Provided material —
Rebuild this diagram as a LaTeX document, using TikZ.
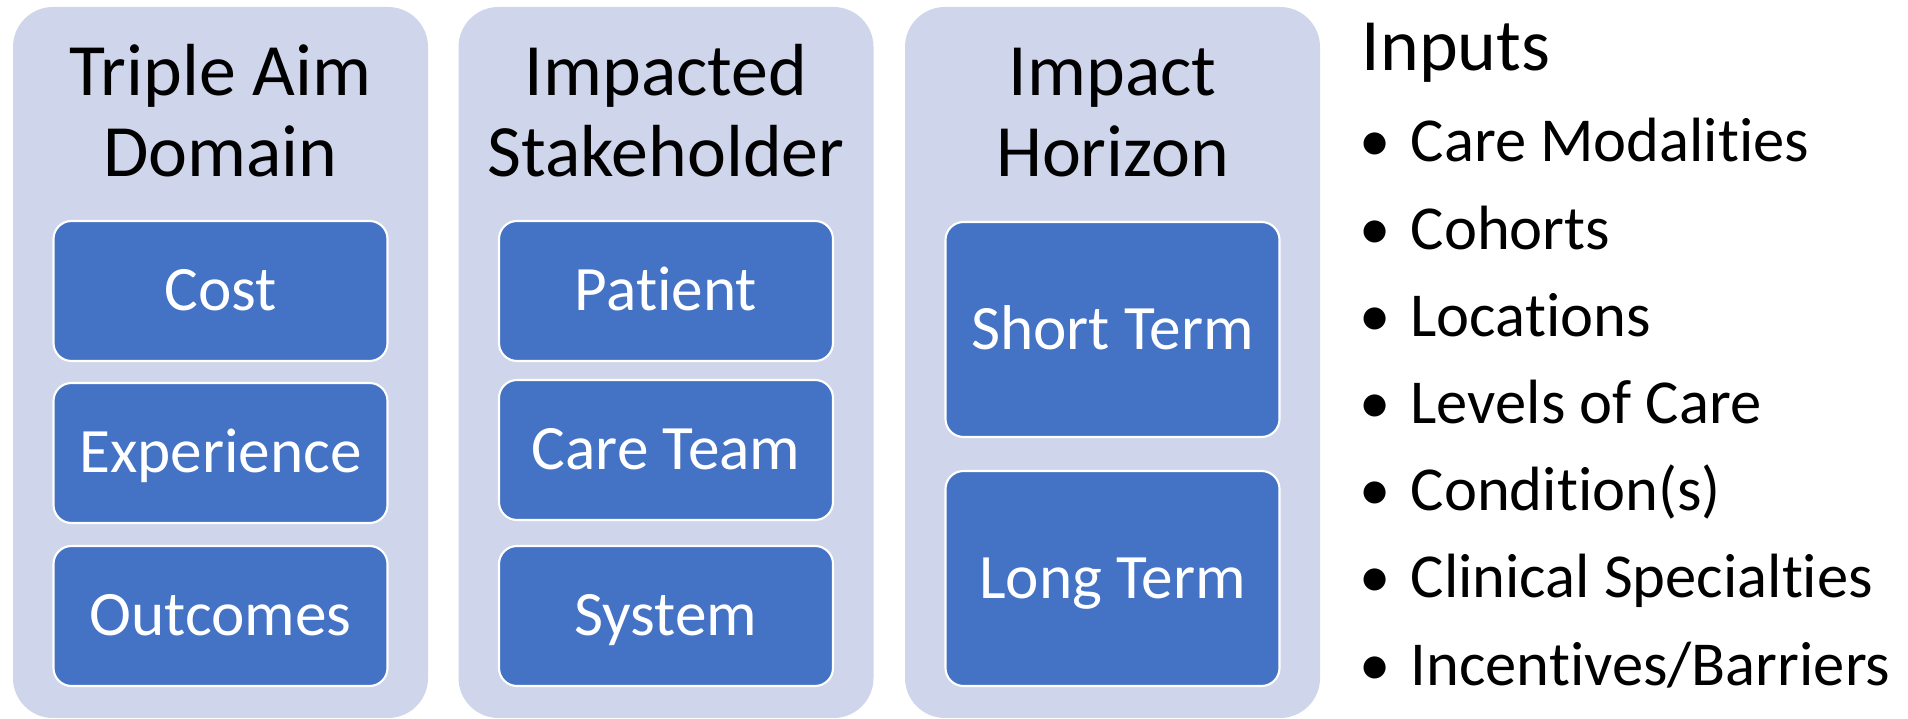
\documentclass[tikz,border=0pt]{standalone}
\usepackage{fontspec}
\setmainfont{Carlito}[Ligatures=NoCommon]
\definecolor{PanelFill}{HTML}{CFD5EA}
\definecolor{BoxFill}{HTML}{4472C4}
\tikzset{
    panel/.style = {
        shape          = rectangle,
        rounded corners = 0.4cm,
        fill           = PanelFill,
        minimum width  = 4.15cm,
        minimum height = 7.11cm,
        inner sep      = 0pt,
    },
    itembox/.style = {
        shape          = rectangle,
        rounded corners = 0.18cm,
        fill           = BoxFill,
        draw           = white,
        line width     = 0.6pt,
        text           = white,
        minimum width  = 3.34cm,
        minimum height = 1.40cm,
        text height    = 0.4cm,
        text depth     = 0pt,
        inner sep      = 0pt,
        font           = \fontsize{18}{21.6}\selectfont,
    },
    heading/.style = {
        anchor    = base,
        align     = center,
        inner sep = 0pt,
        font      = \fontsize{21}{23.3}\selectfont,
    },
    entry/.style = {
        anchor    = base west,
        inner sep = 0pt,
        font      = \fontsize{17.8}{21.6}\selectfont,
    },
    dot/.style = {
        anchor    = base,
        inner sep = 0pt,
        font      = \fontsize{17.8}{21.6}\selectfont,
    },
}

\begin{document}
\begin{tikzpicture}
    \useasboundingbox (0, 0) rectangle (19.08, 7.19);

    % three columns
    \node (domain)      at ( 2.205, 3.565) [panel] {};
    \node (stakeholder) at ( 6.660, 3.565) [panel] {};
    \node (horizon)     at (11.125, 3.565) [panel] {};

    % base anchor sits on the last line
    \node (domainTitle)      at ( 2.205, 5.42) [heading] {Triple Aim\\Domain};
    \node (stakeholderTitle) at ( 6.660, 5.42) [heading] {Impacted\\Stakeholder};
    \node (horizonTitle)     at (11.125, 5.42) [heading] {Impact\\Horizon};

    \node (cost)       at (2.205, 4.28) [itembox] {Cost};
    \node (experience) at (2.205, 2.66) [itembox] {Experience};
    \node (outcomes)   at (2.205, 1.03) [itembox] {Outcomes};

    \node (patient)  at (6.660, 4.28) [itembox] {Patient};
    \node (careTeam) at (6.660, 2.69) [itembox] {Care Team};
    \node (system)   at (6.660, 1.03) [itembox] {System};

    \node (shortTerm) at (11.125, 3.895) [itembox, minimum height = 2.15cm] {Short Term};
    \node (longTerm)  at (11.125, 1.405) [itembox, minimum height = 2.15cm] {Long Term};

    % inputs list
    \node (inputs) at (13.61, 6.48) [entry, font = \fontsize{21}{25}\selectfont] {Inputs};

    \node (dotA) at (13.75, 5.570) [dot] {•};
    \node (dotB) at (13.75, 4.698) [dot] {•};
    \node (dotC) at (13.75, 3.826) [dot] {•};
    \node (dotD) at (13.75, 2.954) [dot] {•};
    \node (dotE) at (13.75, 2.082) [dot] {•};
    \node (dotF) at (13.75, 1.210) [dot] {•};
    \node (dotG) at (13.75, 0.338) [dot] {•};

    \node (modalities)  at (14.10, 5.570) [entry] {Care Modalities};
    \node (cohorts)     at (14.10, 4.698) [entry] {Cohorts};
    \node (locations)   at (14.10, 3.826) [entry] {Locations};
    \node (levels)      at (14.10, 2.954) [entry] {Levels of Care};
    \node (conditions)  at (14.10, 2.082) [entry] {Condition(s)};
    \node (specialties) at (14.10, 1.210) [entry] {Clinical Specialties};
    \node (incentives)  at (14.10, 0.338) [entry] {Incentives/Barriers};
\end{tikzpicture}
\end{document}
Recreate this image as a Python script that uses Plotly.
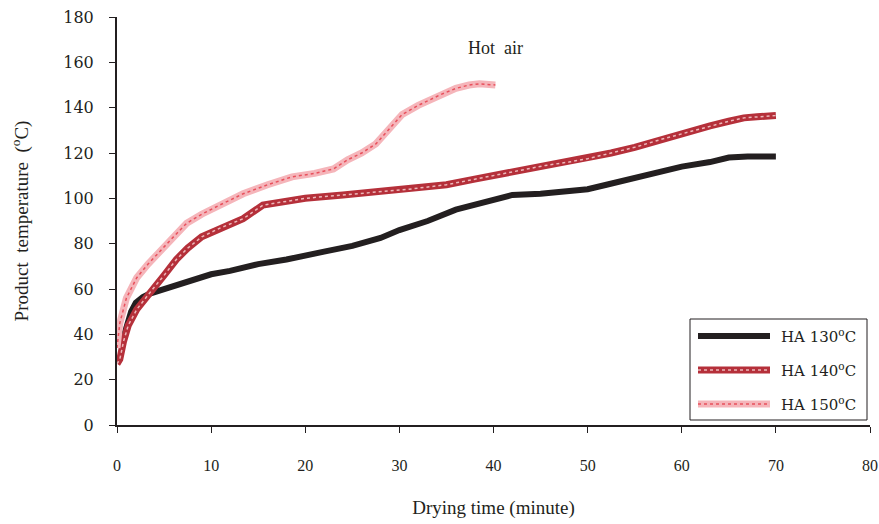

What the exercise asks — Exactly as they appear, print the lines of the listing above from its first line through the line that contains "rectangle (19.08, 7.19);", minus the pictures.

Result —
Rebuild this diagram as a LaTeX document, using TikZ.
\documentclass[tikz,border=0pt]{standalone}
\usepackage{fontspec}
\setmainfont{Carlito}[Ligatures=NoCommon]
\definecolor{PanelFill}{HTML}{CFD5EA}
\definecolor{BoxFill}{HTML}{4472C4}
\tikzset{
    panel/.style = {
        shape          = rectangle,
        rounded corners = 0.4cm,
        fill           = PanelFill,
        minimum width  = 4.15cm,
        minimum height = 7.11cm,
        inner sep      = 0pt,
    },
    itembox/.style = {
        shape          = rectangle,
        rounded corners = 0.18cm,
        fill           = BoxFill,
        draw           = white,
        line width     = 0.6pt,
        text           = white,
        minimum width  = 3.34cm,
        minimum height = 1.40cm,
        text height    = 0.4cm,
        text depth     = 0pt,
        inner sep      = 0pt,
        font           = \fontsize{18}{21.6}\selectfont,
    },
    heading/.style = {
        anchor    = base,
        align     = center,
        inner sep = 0pt,
        font      = \fontsize{21}{23.3}\selectfont,
    },
    entry/.style = {
        anchor    = base west,
        inner sep = 0pt,
        font      = \fontsize{17.8}{21.6}\selectfont,
    },
    dot/.style = {
        anchor    = base,
        inner sep = 0pt,
        font      = \fontsize{17.8}{21.6}\selectfont,
    },
}

\begin{document}
\begin{tikzpicture}
    \useasboundingbox (0, 0) rectangle (19.08, 7.19);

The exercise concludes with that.